==== ENTRIES PROVIDED ====

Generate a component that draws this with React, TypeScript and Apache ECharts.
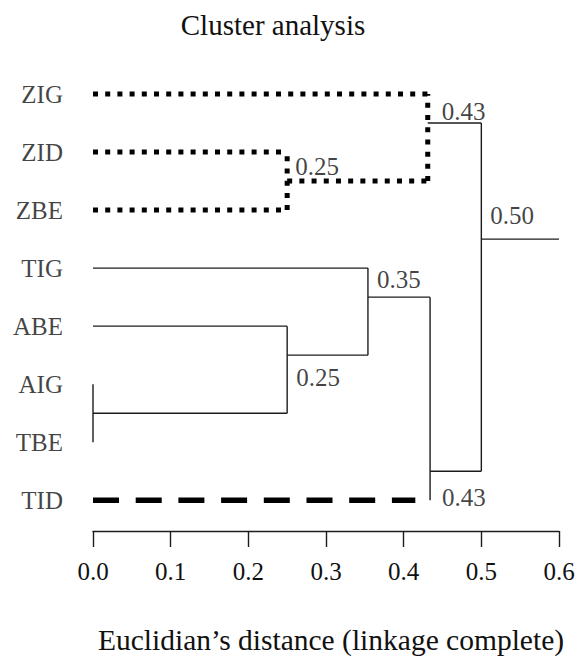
import React, { useEffect, useRef } from 'react';
import * as echarts from 'echarts';

// ---------- data ----------
// leaves listed bottom -> top; the leaf's slot index is its vertical position
const leafNames = ['TID', 'TBE', 'AIG', 'ABE', 'TIG', 'ZBE', 'ZID', 'ZIG'];
// internal nodes of the dendrogram
const nodeIds = ['A', 'B', 'C', 'D', 'E', 'F', 'G'];
const nodeHeights = [0, 0.25, 0.354, 0.434, 0.25, 0.431, 0.5];
const nodeChildren = [
  ['AIG', 'TBE'],
  ['ABE', 'A'],
  ['TIG', 'B'],
  ['C', 'TID'],
  ['ZID', 'ZBE'],
  ['ZIG', 'E'],
  ['F', 'D'],
];
// slot position where each node's branch leaves towards its parent
const nodeJoinSlot = [1.5, 2.5, 3.5, 0.5, 5.5, 6.5, 4.5];
// nodes whose merge distance is printed
const labelledNodes = ['E', 'F', 'G', 'C', 'B', 'D'];
const tidBranchEnd = 0.415;
const rootStemEnd = 0.6;
const xMin = 0;
const xMax = 0.6;
const xStep = 0.1;

const titleText = 'Cluster analysis';
const axisTitle = 'Euclidian\u2019s distance (linkage complete)';

// ---------- styles ----------
const FONT = '"Liberation Serif", "Times New Roman", serif';
const INK = '#111';
const SOLID = { color: '#1c1c1c', width: 1.4, type: 'solid' as any };
const DOTTED = { color: '#000', width: 5, type: [5, 7.2] as any };
const DASHED = { color: '#000', width: 5.5, type: [26, 16.7] as any };
const branchStyle: Record<string, any> = { ZIG: DOTTED, ZID: DOTTED, ZBE: DOTTED, E: DOTTED, TID: DASHED };
const verticalStyle: Record<string, any> = { E: DOTTED, F: DOTTED };
const labelOffset: Record<string, [number, number]> = {
  E: [8, -15],
  F: [14, -11.5],
  G: [9, -24],
  C: [9, -18],
  B: [9, 22],
  D: [12, 26.5],
};

function buildOption() {
  const isLeaf = (id: string) => leafNames.indexOf(id) >= 0;
  const slotOf = (id: string) => (isLeaf(id) ? leafNames.indexOf(id) : nodeJoinSlot[nodeIds.indexOf(id)]);
  const xOf = (id: string) => (isLeaf(id) ? 0 : nodeHeights[nodeIds.indexOf(id)]);

  const segments: { pts: number[][]; style: any }[] = [];
  nodeIds.forEach((id, k) => {
    const h = nodeHeights[k];
    const ys = nodeChildren[k].map(slotOf);
    segments.push({ pts: [[h, Math.min(...ys)], [h, Math.max(...ys)]], style: verticalStyle[id] || SOLID });
    nodeChildren[k].forEach((c) => {
      const end = c === 'TID' ? tidBranchEnd : h;
      const x0 = xOf(c);
      if (end > x0) segments.push({ pts: [[x0, slotOf(c)], [end, slotOf(c)]], style: branchStyle[c] || SOLID });
    });
  });
  const rootIdx = nodeIds.length - 1;
  segments.push({
    pts: [[nodeHeights[rootIdx], nodeJoinSlot[rootIdx]], [rootStemEnd, nodeJoinSlot[rootIdx]]],
    style: SOLID,
  });

  const lineSeries = segments.map((s) => ({
    type: 'line',
    data: s.pts,
    showSymbol: false,
    symbol: 'none',
    clip: false,
    silent: true,
    lineStyle: { ...s.style, cap: 'butt' },
    z: s.style === SOLID ? 2 : 3,
  }));

  const leafLabelSeries = {
    type: 'scatter',
    symbolSize: 0,
    silent: true,
    clip: false,
    data: leafNames.map((n, i) => ({ value: [0, i], name: n })),
    label: {
      show: true,
      position: 'left',
      distance: 30,
      formatter: '{b}',
      fontFamily: FONT,
      fontSize: 25,
      color: INK,
    },
  };

  const mergeLabelSeries = {
    type: 'scatter',
    symbolSize: 0,
    silent: true,
    clip: false,
    data: labelledNodes.map((id) => {
      const k = nodeIds.indexOf(id);
      return {
        value: [nodeHeights[k], nodeJoinSlot[k]],
        name: nodeHeights[k].toFixed(2),
        label: { position: labelOffset[id] },
      };
    }),
    label: {
      show: true,
      formatter: '{b}',
      align: 'left',
      verticalAlign: 'middle',
      fontFamily: FONT,
      fontSize: 25,
      color: INK,
    },
  };

  return {
    animation: false,
    backgroundColor: '#fff',
    grid: { left: 93, right: 24, top: 65, bottom: 125, containLabel: false, outerBoundsMode: 'none' },
    xAxis: {
      type: 'value',
      min: xMin,
      max: xMax,
      interval: xStep,
      splitLine: { show: false },
      axisLine: { show: true, onZero: false, lineStyle: { color: '#1c1c1c', width: 1.4 } },
      axisTick: { show: true, length: 16, lineStyle: { color: '#1c1c1c', width: 1.4 } },
      axisLabel: {
        margin: 28,
        fontFamily: FONT,
        fontSize: 25,
        color: INK,
        formatter: (v: number) => v.toFixed(1),
      },
    },
    yAxis: { type: 'value', min: -0.53, max: 7.5, show: false },
    graphic: [
      {
        type: 'text',
        x: 273,
        y: 25,
        silent: true,
        style: { text: titleText, fontFamily: FONT, fontSize: 29, fill: INK, align: 'center', verticalAlign: 'middle' },
      },
      {
        type: 'text',
        x: 331,
        y: 640,
        silent: true,
        style: { text: axisTitle, fontFamily: FONT, fontSize: 29.5, fill: INK, align: 'center', verticalAlign: 'middle' },
      },
    ],
    series: [...lineSeries, leafLabelSeries, mergeLabelSeries],
  };
}

export default function App() {
  const ref = useRef<HTMLDivElement>(null);
  useEffect(() => {
    if (!ref.current) return;
    const chart = echarts.init(ref.current, undefined, { renderer: 'svg' });
    chart.setOption(buildOption() as any);
    return () => chart.dispose();
  }, []);
  return <div ref={ref} style={{ position: 'absolute', left: 0, top: 0, width: 583, height: 656, background: '#fff' }} />;
}
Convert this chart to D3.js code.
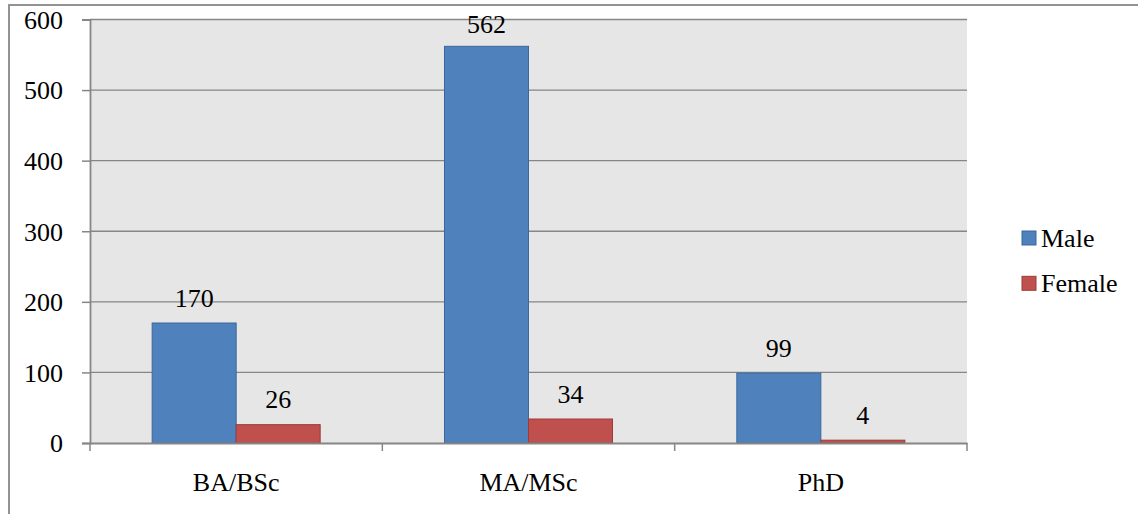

====

== THE TASK ==
Leave out any pictures and return exactly the lines from the beginning of the data through the line with "import * as echarts from 'echarts';", inclusive.

== SOLVED PROBLEM ==
Generate a component that draws this with React, TypeScript and Apache ECharts.
import React, { useEffect, useRef } from 'react';
import * as echarts from 'echarts';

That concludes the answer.